▶ [Exercise aim]: Without the pictures, write out all the lines below exactly as they appear.
================================
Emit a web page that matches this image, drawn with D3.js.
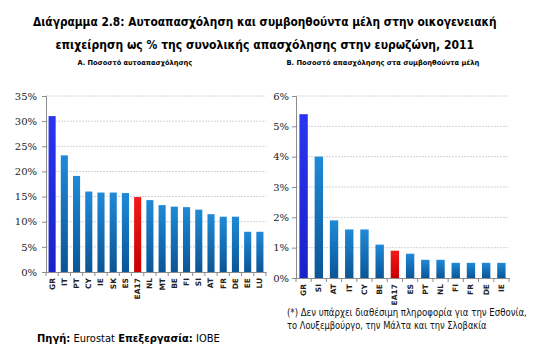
<!DOCTYPE html>
<html><head><meta charset="utf-8">
<script src="https://cdn.jsdelivr.net/npm/d3@7"></script>
<style>body{margin:0;background:#fff}svg{display:block}</style>
</head><body>
<script>
const catsA = ["GR","IT","PT","CY","IE","SK","ES","EA17","NL","MT","BE","FI","SI","AT","FR","DE","EE","LU"];
const valsA = [31,23.2,19.1,16,15.8,15.8,15.7,14.9,14.3,13.3,13,12.9,12.4,11.5,11,11,8,8];
const ticksA = [0,5,10,15,20,25,30,35];
const catsB = ["GR","SI","AT","IT","CY","BE","EA17","ES","PT","NL","FI","FR","DE","IE"];
const valsB = [5.4,4.0,1.9,1.6,1.6,1.1,0.9,0.8,0.6,0.6,0.5,0.5,0.5,0.5];
const ticksB = [0,1,2,3,4,5,6];
const title1 = "Διάγραμμα 2.8: Αυτοαπασχόληση και συμβοηθούντα μέλη στην οικογενειακή";
const title2 = "επιχείρηση ως % της συνολικής  απασχόλησης στην ευρωζώνη, 2011";
const subA = "A. Ποσοστό αυτοαπασχόλησης";
const subB = "B. Ποσοστό απασχόλησης στα συμβοηθούντα μέλη";
const note1 = "(*) Δεν υπάρχει διαθέσιμη πληροφορία για την Εσθονία,";
const note2 = "το Λουξεμβούργο, την Μάλτα και την Σλοβακία";

const W=541,H=361;
const svg=d3.select("body").append("svg").attr("width",W).attr("height",H);
const defs=svg.append("defs");
function grad(id,top,bot){
  const g=defs.append("linearGradient").attr("id",id).attr("x1",0).attr("y1",0).attr("x2",0).attr("y2",1);
  g.append("stop").attr("offset","0%").attr("stop-color",top);
  g.append("stop").attr("offset","100%").attr("stop-color",bot);
}
grad("gBlue","#1f8ad8","#0b5596");
grad("gGR","#2b35f0","#1a22c8");
grad("gRed","#f21a1a","#c80000");

const font="DejaVu Sans";
// place text at (x,y) with left edge x (anchor start), horizontally squeezed to width w
function fitText(x,y,w,size,weight,build,anchor){
  const g=svg.append("g");
  const t=g.append("text").attr("x",0).attr("y",0).attr("font-family",font)
    .attr("font-size",size).attr("font-weight",weight).attr("fill","#000");
  build(t);
  const len=t.node().getComputedTextLength();
  const s=w/len;
  const left = anchor==="middle" ? x-w/2 : x;
  g.attr("transform",`translate(${left},${y}) scale(${s},1)`);
  return t;
}
fitText(265,26,464,12.5,"bold",t=>t.text(title1),"middle");
fitText(265,49,419,12.5,"bold",t=>t.text(title2),"middle");
fitText(135,65,115,7,"bold",t=>t.text(subA),"middle");
fitText(383,65,193,7,"bold",t=>t.text(subB),"middle");

function chart(cats,vals,ticks,x0,x1,y0,y1,max,pad,labelX,labelY){
  const g=svg.append("g");
  const x=d3.scaleBand().domain(cats).range([x0,x1]).paddingInner(pad).paddingOuter(pad/2);
  const y=d3.scaleLinear().domain([0,max]).range([y0,y1]);
  g.selectAll(".grid").data(ticks.filter(t=>t>0)).join("line")
    .attr("x1",x0).attr("x2",x1).attr("y1",d=>y(d)).attr("y2",d=>y(d))
    .attr("stroke","#d4d4d4").attr("stroke-width",1).attr("stroke-dasharray","2,1");
  g.selectAll("rect").data(cats).join("rect")
    .attr("x",d=>x(d)).attr("width",x.bandwidth())
    .attr("y",(d,i)=>y(vals[i])).attr("height",(d,i)=>y(0)-y(vals[i]))
    .attr("fill",d=>d==="GR"?"url(#gGR)":d==="EA17"?"url(#gRed)":"url(#gBlue)");
  const ya=g.append("g").attr("transform",`translate(${x0},0)`)
    .call(d3.axisLeft(y).tickValues(ticks).tickSize(4).tickFormat(d=>d+"%"));
  ya.select(".domain").attr("stroke","#8c8c8c");
  ya.selectAll(".tick line").attr("stroke","#8c8c8c");
  ya.selectAll("text").attr("font-family","DejaVu Serif").attr("font-size",10).attr("fill","#222").attr("x",-labelX);
  const xa=g.append("g").attr("transform",`translate(0,${y0})`)
    .call(d3.axisBottom(x).tickSize(0).tickSizeOuter(0));
  xa.select(".domain").attr("stroke","#8c8c8c");
  xa.selectAll("text").attr("font-family",font).attr("font-weight","bold").attr("font-size",7.5).attr("fill","#222")
    .attr("transform","rotate(-90)").attr("text-anchor","end").attr("x",-labelY).attr("y",0).attr("dy","0.32em");
  g.selectAll(".sep").data(d3.range(cats.length+1)).join("line")
    .attr("x1",i=>x0+i*(x1-x0)/cats.length).attr("x2",i=>x0+i*(x1-x0)/cats.length)
    .attr("y1",y0).attr("y2",y0+4).attr("stroke","#8c8c8c");
}
chart(catsA,valsA,ticksA,46,266,272,96,35,0.42,9,6);
chart(catsB,valsB,ticksB,296,509,278,96,6,0.45,7,6);

fitText(287,316,240,10,"normal",t=>t.attr("fill","#111").text(note1),"start");
fitText(287,329,200,10,"normal",t=>t.attr("fill","#111").text(note2),"start");
fitText(37,342,183,10.5,"normal",t=>{
  t.append("tspan").attr("font-weight","bold").text("Πηγή:");
  t.append("tspan").text(" Eurostat ");
  t.append("tspan").attr("font-weight","bold").text("Επεξεργασία:");
  t.append("tspan").text(" ΙΟΒΕ");
},"start");
</script>
</body></html>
================================
▶ [Output of the task]:
Emit a web page that matches this image, drawn with D3.js.
<!DOCTYPE html>
<html><head><meta charset="utf-8">
<script src="https://cdn.jsdelivr.net/npm/d3@7"></script>
<style>body{margin:0;background:#fff}svg{display:block}</style>
</head><body>
<script>
const catsA = ["GR","IT","PT","CY","IE","SK","ES","EA17","NL","MT","BE","FI","SI","AT","FR","DE","EE","LU"];
const valsA = [31,23.2,19.1,16,15.8,15.8,15.7,14.9,14.3,13.3,13,12.9,12.4,11.5,11,11,8,8];
const ticksA = [0,5,10,15,20,25,30,35];
const catsB = ["GR","SI","AT","IT","CY","BE","EA17","ES","PT","NL","FI","FR","DE","IE"];
const valsB = [5.4,4.0,1.9,1.6,1.6,1.1,0.9,0.8,0.6,0.6,0.5,0.5,0.5,0.5];
const ticksB = [0,1,2,3,4,5,6];
const title1 = "Διάγραμμα 2.8: Αυτοαπασχόληση και συμβοηθούντα μέλη στην οικογενειακή";
const title2 = "επιχείρηση ως % της συνολικής  απασχόλησης στην ευρωζώνη, 2011";
const subA = "A. Ποσοστό αυτοαπασχόλησης";
const subB = "B. Ποσοστό απασχόλησης στα συμβοηθούντα μέλη";
const note1 = "(*) Δεν υπάρχει διαθέσιμη πληροφορία για την Εσθονία,";
const note2 = "το Λουξεμβούργο, την Μάλτα και την Σλοβακία";

const W=541,H=361;
const svg=d3.select("body").append("svg").attr("width",W).attr("height",H);
const defs=svg.append("defs");
function grad(id,top,bot){
  const g=defs.append("linearGradient").attr("id",id).attr("x1",0).attr("y1",0).attr("x2",0).attr("y2",1);
  g.append("stop").attr("offset","0%").attr("stop-color",top);
  g.append("stop").attr("offset","100%").attr("stop-color",bot);
}
grad("gBlue","#1f8ad8","#0b5596");
grad("gGR","#2b35f0","#1a22c8");
grad("gRed","#f21a1a","#c80000");

const font="DejaVu Sans";
// place text at (x,y) with left edge x (anchor start), horizontally squeezed to width w
function fitText(x,y,w,size,weight,build,anchor){
  const g=svg.append("g");
  const t=g.append("text").attr("x",0).attr("y",0).attr("font-family",font)
    .attr("font-size",size).attr("font-weight",weight).attr("fill","#000");
  build(t);
  const len=t.node().getComputedTextLength();
  const s=w/len;
  const left = anchor==="middle" ? x-w/2 : x;
  g.attr("transform",`translate(${left},${y}) scale(${s},1)`);
  return t;
}
fitText(265,26,464,12.5,"bold",t=>t.text(title1),"middle");
fitText(265,49,419,12.5,"bold",t=>t.text(title2),"middle");
fitText(135,65,115,7,"bold",t=>t.text(subA),"middle");
fitText(383,65,193,7,"bold",t=>t.text(subB),"middle");

function chart(cats,vals,ticks,x0,x1,y0,y1,max,pad,labelX,labelY){
  const g=svg.append("g");
  const x=d3.scaleBand().domain(cats).range([x0,x1]).paddingInner(pad).paddingOuter(pad/2);
  const y=d3.scaleLinear().domain([0,max]).range([y0,y1]);
  g.selectAll(".grid").data(ticks.filter(t=>t>0)).join("line")
    .attr("x1",x0).attr("x2",x1).attr("y1",d=>y(d)).attr("y2",d=>y(d))
    .attr("stroke","#d4d4d4").attr("stroke-width",1).attr("stroke-dasharray","2,1");
  g.selectAll("rect").data(cats).join("rect")
    .attr("x",d=>x(d)).attr("width",x.bandwidth())
    .attr("y",(d,i)=>y(vals[i])).attr("height",(d,i)=>y(0)-y(vals[i]))
    .attr("fill",d=>d==="GR"?"url(#gGR)":d==="EA17"?"url(#gRed)":"url(#gBlue)");
  const ya=g.append("g").attr("transform",`translate(${x0},0)`)
    .call(d3.axisLeft(y).tickValues(ticks).tickSize(4).tickFormat(d=>d+"%"));
  ya.select(".domain").attr("stroke","#8c8c8c");
  ya.selectAll(".tick line").attr("stroke","#8c8c8c");
  ya.selectAll("text").attr("font-family","DejaVu Serif").attr("font-size",10).attr("fill","#222").attr("x",-labelX);
  const xa=g.append("g").attr("transform",`translate(0,${y0})`)
    .call(d3.axisBottom(x).tickSize(0).tickSizeOuter(0));
  xa.select(".domain").attr("stroke","#8c8c8c");
  xa.selectAll("text").attr("font-family",font).attr("font-weight","bold").attr("font-size",7.5).attr("fill","#222")
    .attr("transform","rotate(-90)").attr("text-anchor","end").attr("x",-labelY).attr("y",0).attr("dy","0.32em");
  g.selectAll(".sep").data(d3.range(cats.length+1)).join("line")
    .attr("x1",i=>x0+i*(x1-x0)/cats.length).attr("x2",i=>x0+i*(x1-x0)/cats.length)
    .attr("y1",y0).attr("y2",y0+4).attr("stroke","#8c8c8c");
}
chart(catsA,valsA,ticksA,46,266,272,96,35,0.42,9,6);
chart(catsB,valsB,ticksB,296,509,278,96,6,0.45,7,6);

fitText(287,316,240,10,"normal",t=>t.attr("fill","#111").text(note1),"start");
fitText(287,329,200,10,"normal",t=>t.attr("fill","#111").text(note2),"start");
fitText(37,342,183,10.5,"normal",t=>{
  t.append("tspan").attr("font-weight","bold").text("Πηγή:");
  t.append("tspan").text(" Eurostat ");
  t.append("tspan").attr("font-weight","bold").text("Επεξεργασία:");
  t.append("tspan").text(" ΙΟΒΕ");
},"start");
</script>
</body></html>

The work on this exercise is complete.